The Donnafugata SurSur is a transitional wine, and I do not mean that it’s the wine that’s in transition.
It’s us who are transitioning, and this is the wine that is bridging us this week from one place to the next. Literally. We are moving houses, from one part of the city to another and, though we left most of our wine in the “old” house for now, this wine made the cut of the very few bottles that we hand-carried on our move.
Here’s why I’m that hungry for this wine.
We live in Atlanta, and it’s the month of July, and it is hot. As in, sweltering. In the midst of that heat is the physicality of moving heavy boxes and bulky furniture, and making 537 decisions about what needs to go where inside a new home that we don’t yet know.
It is all, in a word, exhausting, even for someone who enjoys the karmic shake-up and editing process of a move.
So I knew that, at the end of the day, I would want something cool and refreshing and, especially in these conditions, white and crisp.
That’s one reason that the Donnafugata SurSur made the cut.
The second reason has two parts: it’s from southwestern Sicily (Sicilian wines are all the rage right now, thanks to a major surge of interest in volcanic wines from Mount Etna), and it’s made from a native grape (Grillo) that is mostly unfamiliar to me.

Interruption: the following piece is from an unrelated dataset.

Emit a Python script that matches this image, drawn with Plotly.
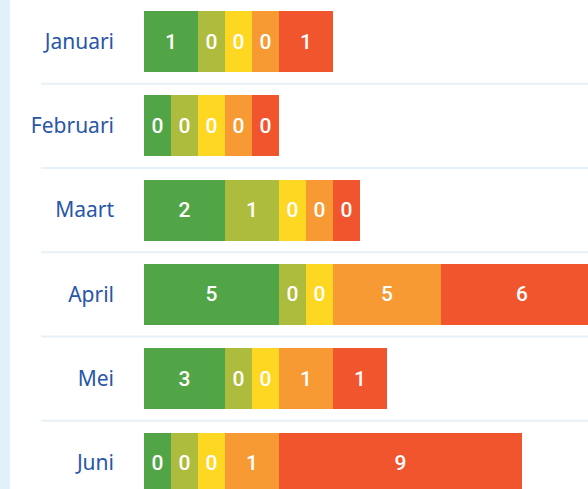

Being Sicilian and unfamiliar raised the chances significantly that I would be interested in this wine even though I may have been too tired to be interested in much.
And then there were the bonus points. Its low alcohol (12.73% ABV), with just enough body without ill-timed weight or heft, and fruit and florals (which I love) on the nose. There is also a clever naming convention that, among my “tougher-minded” friends, I’d be embarrassed to admit that I find adorable. In addition to being the name of an ancient indigenous Sicilian grape, “Grillo” is also the name for the cricket, which brings good luck. “SurSur” means cricket in classical Arabic, which was once also spoken in Sicily.
That’s a lot going on for one bottle of wine that made our very short-list transitional cut.
I placed a bet that I would – still – be hungry for this wine, even in a time of transition. And that bet paid off.
This wine reminds me why I love wine. Which reminds me why I love living my life. Which reminds me of all the thousands of things I’m grateful for, including moving and fresh starts and the luxury of relishing a glass or two of thirst-quenching wine at the end of an exhausting experience.